BEIJING/SHANGHAI (Reuters) – Ford Motor Co (F.N) has hired a new chief for its troubled China operations, ending a nine-month search after the previous head suddenly quit and tasking him with fixing a deep sales slump in the world’s biggest car market.
FILE PHOTO: Chery Automobile Co Ltd CEO Chen Anning attends an interview with Reuters in Shanghai, China August 23, 2017. REUTERS/Aly Song/File Photo
Anning Chen, 57, a former Ford engineer and chairman of Chery Jaguar Land Rover in China, will take the helm from Nov. 1. An American national who was born in China, he is fluent in Chinese and has roughly 14 years experience of working in the country.
The move, which cements a shift to Chinese management in the country for Ford, comes at a pivotal time with sales sliding on the lack of a popular SUV for the market as well as rocky relationships with its Chinese joint venture partners.
“Getting a local person in this role is a good move. This will likely give Ford a better understanding of the market,” said Bill Russo, head of Shanghai consultancy Automobility Ltd.
Ford’s vehicle sales fell 43 percent in September from a year earlier and are down 30 percent in the first nine months of the year. Ford blames its weak China business on an aging model lineup that is awaiting an overhaul.
By comparison, industry-wide sales are up 1.5 percent for the year to date with rival Toyota Motor Corp (7203.T) logging a 12.5 percent gain.
China represents Ford’s second-biggest market by sales volume but in the second quarter the automaker booked a pretax loss of $483 million for its operations there.
Executives have noted the combination of lower prices and falling sales, particularly in the hot crossover and SUV market, had hit the company hard.
Ford is due to report third-quarter earnings later on Wednesday.
Chen’s appointment comes as Ford restructures operations worldwide, and its China business will now become stand-alone business unit, reporting directly to global headquarters. Chen will report to Jim Farley, president of global markets.

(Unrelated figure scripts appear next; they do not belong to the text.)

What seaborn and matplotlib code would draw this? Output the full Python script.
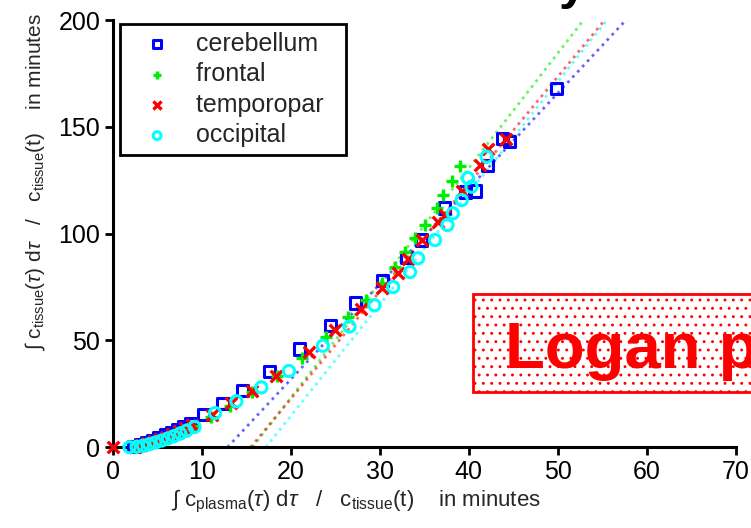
import numpy as np
import pandas as pd
import matplotlib
matplotlib.use("Agg")
import matplotlib.pyplot as plt
import seaborn as sns
from matplotlib.patches import Rectangle

# Logan plot data (x: int cp / ct, y: int ct / ct, minutes)
cereb_x = [2.4, 3.1, 3.8, 4.5, 5.2, 5.9, 6.6, 7.3, 8.0, 8.7, 10.2, 12.4, 14.6, 17.6, 21.0,
           24.5, 27.3, 30.3, 33.0, 34.7, 37.3, 39.6, 40.7, 42.1, 43.8, 44.6, 49.8]
cereb_y = [0.3, 1.2, 2.2, 3.3, 4.5, 5.7, 7.0, 8.3, 9.6, 11.0, 15.5, 20.5, 26.5, 35.5, 46.0,
           57.0, 67.5, 78.0, 89.0, 97.0, 112.0, 119.5, 120.0, 132.0, 144.5, 143.0, 168.0]

front_x = [2.6, 3.3, 4.0, 4.7, 5.4, 6.1, 6.8, 7.5, 8.2, 9.0, 11.0, 13.2, 15.6, 18.5, 21.3,
           24.0, 26.4, 28.5, 30.3, 31.7, 32.8, 33.9, 35.1, 36.4, 37.1, 38.1, 39.0]
front_y = [0.2, 0.8, 1.6, 2.5, 3.5, 4.6, 5.8, 7.0, 8.3, 9.8, 14.0, 19.5, 26.0, 33.5, 42.0,
           51.5, 61.0, 69.0, 77.0, 84.5, 91.5, 98.0, 104.0, 112.0, 118.0, 124.5, 131.5]

temp_x = [0.0, 2.5, 3.2, 3.9, 4.6, 5.3, 6.0, 6.7, 7.4, 8.1, 8.9, 11.2, 13.3, 15.6, 18.4,
          22.0, 25.0, 27.9, 30.3, 32.0, 33.2, 34.7, 36.5, 37.3, 39.2, 41.2, 42.1, 44.2]
temp_y = [0.0, 0.3, 1.0, 1.9, 2.9, 3.9, 5.0, 6.2, 7.5, 8.8, 10.3, 15.0, 20.5, 26.5, 33.5,
          44.5, 55.0, 64.5, 74.5, 81.5, 88.0, 97.0, 105.5, 108.5, 120.0, 132.0, 139.5, 144.5]

occ_x = [1.9, 2.7, 3.4, 4.1, 4.8, 5.5, 6.2, 6.9, 7.6, 8.3, 9.2, 11.5, 13.9, 16.7, 19.8,
         23.6, 26.6, 29.4, 31.5, 33.4, 34.3, 36.2, 37.6, 38.2, 39.2, 39.9, 40.3, 42.0]
occ_y = [0.0, 0.2, 0.7, 1.4, 2.2, 3.1, 4.1, 5.2, 6.4, 7.7, 9.5, 16.0, 21.5, 28.0, 35.7,
         47.5, 56.5, 66.5, 75.0, 82.0, 88.5, 97.0, 104.0, 109.5, 115.7, 126.0, 122.0, 136.0]

# linear fits of the late part (slope, x-intercept)
regions = ["cerebellum", "frontal", "temporopar", "occipital"]
fit_slope = [4.47, 5.38, 5.03, 5.22]
fit_x0 = [12.9, 15.7, 15.5, 17.2]

colors = ["#0000ff", "#00ee00", "#ff0000", "#00ffff"]
markers = ["s", "+", "x", "o"]

sns.set_style("white")
plt.rcParams["font.family"] = ["Liberation Sans", "DejaVu Sans"]
plt.rcParams["mathtext.fontset"] = "custom"
plt.rcParams["mathtext.rm"] = "Liberation Sans"
plt.rcParams["mathtext.it"] = "Liberation Sans:italic"
plt.rcParams["hatch.color"] = "#ff0000"
plt.rcParams["hatch.linewidth"] = 0.9

fig = plt.figure(figsize=(7.51, 5.28), dpi=100)
ax = fig.add_axes([0.150, 0.153, 0.830, 0.809])

# dotted fit lines
for slope, x0, col in zip(fit_slope, fit_x0, colors):
    xs = np.linspace(x0, x0 + 202 / slope, 60)
    sns.lineplot(x=xs, y=slope * (xs - x0), color=col, linestyle=(0, (1, 1.6)),
                 linewidth=2, alpha=0.6, ax=ax)

series = [(cereb_x, cereb_y), (front_x, front_y), (temp_x, temp_y), (occ_x, occ_y)]
for (xs, ys), name, col, mk in zip(series, regions, colors, markers):
    df = pd.DataFrame({"x": xs, "y": ys})
    if mk in ("s", "o"):
        sns.scatterplot(data=df, x="x", y="y", marker=mk, s=65, color=col,
                        facecolor="none", edgecolor=col, linewidth=2.2,
                        label=name, ax=ax, clip_on=False, zorder=3)
    else:
        sns.scatterplot(data=df, x="x", y="y", marker=mk, s=70, color=col,
                        linewidth=2.4, label=name, ax=ax, clip_on=False, zorder=3)

ax.set_xlim(0, 70)
ax.set_ylim(0, 200)
ax.set_xticks(range(0, 71, 10))
ax.set_yticks(range(0, 201, 50))
sns.despine(ax=ax)
for sp in ["left", "bottom"]:
    ax.spines[sp].set_linewidth(2.2)
    ax.spines[sp].set_color("black")
ax.tick_params(direction="out", length=6, width=2, labelsize=18, pad=3,
               colors="black", left=True, bottom=True)

ax.set_xlabel(r"$\int\ \mathrm{c}_{\mathrm{plasma}}(\tau)\ \mathrm{d}\tau\ \ \ /\ \ \ "
              r"\mathrm{c}_{\mathrm{tissue}}(\mathrm{t})\ \ \ \ \mathrm{in\ minutes}$",
              fontsize=16)
ax.xaxis.set_label_coords(0.39, -0.095)
ax.set_ylabel(r"$\int\ \mathrm{c}_{\mathrm{tissue}}(\tau)\ \mathrm{d}\tau\ \ \ /\ \ \ "
              r"\mathrm{c}_{\mathrm{tissue}}(\mathrm{t})\ \ \ \ \mathrm{in\ minutes}$",
              fontsize=15)
ax.yaxis.set_label_coords(-0.105, 0.62)

handles, _ = ax.get_legend_handles_labels()
leg = ax.legend(handles, [r + "  " for r in regions], loc="upper left",
                bbox_to_anchor=(0.012, 0.991), fontsize=18,
                frameon=True, fancybox=False, framealpha=1, edgecolor="black",
                markerscale=0.7, handlelength=2.34, handletextpad=0.39,
                labelspacing=0.26, borderpad=0.31, borderaxespad=0)
leg.get_frame().set_linewidth(2)

# "Logan plot" banner, running off the right edge
fig.patches.append(Rectangle((473 / 751, 1 - 392 / 528), 0.5, 98 / 528,
                             transform=fig.transFigure, facecolor="white",
                             edgecolor="#ff0000", linewidth=2, hatch="..", zorder=5))
fig.text(505 / 751, 1 - 368 / 528, "Logan plot", color="#ff0000", fontsize=47,
         fontweight="bold", va="baseline", ha="left", zorder=6)

# bottom of a cut-off title glyph
fig.text(559 / 751, 1.001, "y", color="black", fontsize=36, fontweight="bold",
         va="baseline", ha="left")

fig.savefig("out.png", dpi=100)
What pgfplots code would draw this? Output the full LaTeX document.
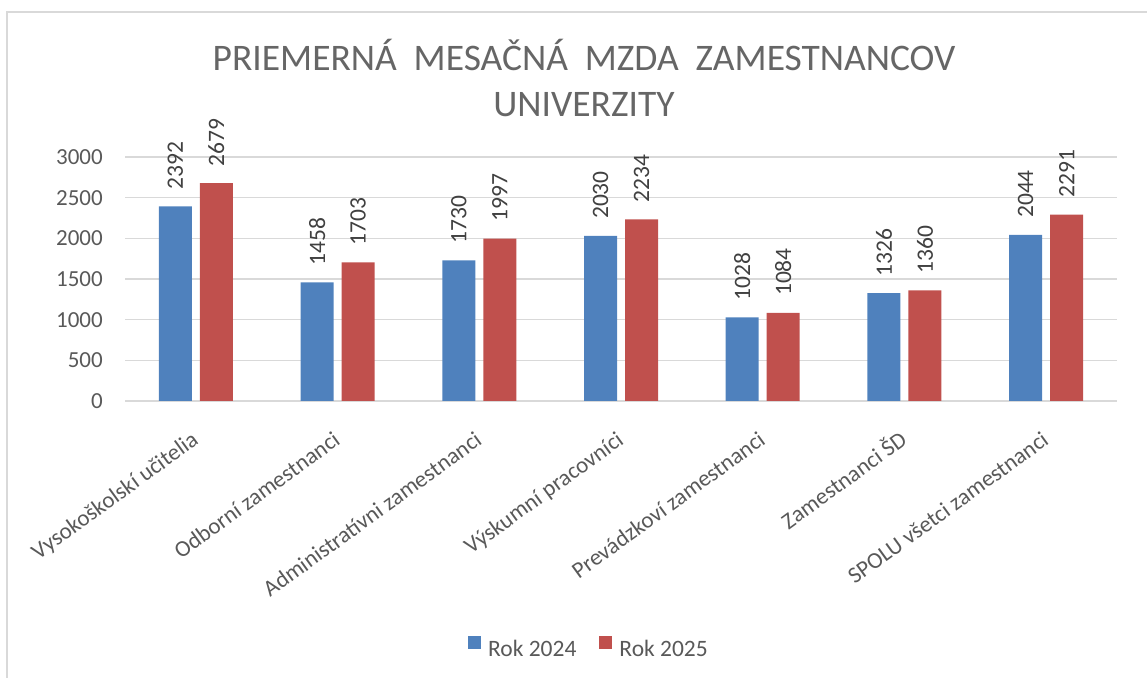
\documentclass[border=0pt]{standalone}
\usepackage{fontspec}
\setmainfont{Carlito}
\usepackage{pgfplots}
\pgfplotsset{compat=1.18}
\definecolor{b24}{HTML}{4F81BD}
\definecolor{r25}{HTML}{C0504D}
\definecolor{txt}{HTML}{595959}
\definecolor{ttl}{HTML}{666666}
\definecolor{lbl}{HTML}{404040}
\definecolor{grd}{HTML}{D9D9D9}
\begin{document}
\begin{tikzpicture}
\useasboundingbox (0,0) rectangle (1147bp,678bp);
\draw[grd, line width=1.5bp] (7bp,0) -- (7bp,666bp) -- (1147bp,666bp);
\begin{axis}[
  at={(125bp,277bp)}, anchor=south west, scale only axis,
  width=992bp, height=244bp,
  ymin=0, ymax=3000, ytick={0,500,...,3000},
  xmin=-0.5, xmax=6.5, xtick={0,...,6},
  xticklabels={Vysokoškolskí učitelia, Odborní zamestnanci, Administratívni zamestnanci, Výskumní pracovníci, Prevádzkoví zamestnanci, Zamestnanci ŠD, SPOLU všetci zamestnanci},
  ybar=8bp, bar width=33bp,
  ymajorgrids, grid style={grd, line width=1.5bp},
  axis line style={draw=none},
  major tick length=0pt,
  tick label style={font=\fontsize{23bp}{27bp}\selectfont, text=txt},
  /pgf/number format/assume math mode=true,
  /pgf/number format/1000 sep={},
  yticklabel style={anchor=east, inner sep=0pt, xshift=-22bp},
  xticklabel style={yshift=-42bp, xshift=4bp, rotate=36, anchor=base east, inner sep=0pt},
  nodes near coords,
  every node near coord/.append style={rotate=90, anchor=west, inner sep=0pt, outer xsep=17bp, outer ysep=0pt, font=\fontsize{23.5bp}{27bp}\selectfont, text=lbl},
  title={PRIEMERNÁ\hspace{0.45em}MESAČNÁ\hspace{0.45em}MZDA\hspace{0.45em}ZAMESTNANCOV\\UNIVERZITY},
  title style={at={(0.4627,1.459)}, anchor=north, align=center, inner sep=0pt, font=\fontsize{37.5bp}{46bp}\selectfont, text=ttl},
  legend columns=2,
  legend style={at={(0.4667,-1.008)}, anchor=center, draw=none, fill=none, inner sep=0pt,
    font=\fontsize{23.5bp}{28bp}\selectfont, text=txt,
    nodes={inner sep=0pt},
    /tikz/every odd column/.append style={column sep=7bp},
    /tikz/every even column/.append style={column sep=23bp}},
  legend image code/.code={\fill[#1] (0bp,0bp) rectangle (13bp,13bp);},
]
\addplot[fill=b24, draw=none] coordinates {(0,2392) (1,1458) (2,1730) (3,2030) (4,1028) (5,1326) (6,2044)};
\addplot[fill=r25, draw=none] coordinates {(0,2679) (1,1703) (2,1997) (3,2234) (4,1084) (5,1360) (6,2291)};
\legend{Rok 2024, Rok 2025}
\end{axis}
\end{tikzpicture}
\end{document}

“China is absolutely essential to Ford’s profitability and growth,” Farley said in a statement, adding the new structure would help the China operation be “more fit as a business, increase our decision-making speed and be closer to our customers.”
Chen’s predecessor Jason Luo – also brought in to turn around the business – resigned abruptly in January this year after roughly five months in the job.
Industry insiders said Chen’s arrival would help Ford in the market – including mending bridges with its partners Changan Automobile Group and Jiangling Motors Group – but that success was no sure thing.
Tensions in Ford’s China partnerships have hurt the morale of the joint ventures’ sales forces, especially after the U.S. automaker tried to streamline its two separate brand identities and its dual distribution systems, sources have previously said.
Jiangling Motors said it welcomed the appointment.
“We are very pleased to see that Ford is paying more and more attention to the Chinese market and better implementing its ‘In China, for China’ strategy,” a spokesman for the company said in a text message to Reuters.
Other appointments this year that have brought in Chinese expertise include naming Henry Li, a former senior sales executive at Mercedes, as vice president for sales and marketing in China.
Mao Jingbo became chief of Lincoln Asia Pacific and China after serving at Mercedes’ Chinese operations for more than ten years, while Richard Chen, a former Key Safety Systems executive, became Ford’s vice president of strategy and partnership for Greater China.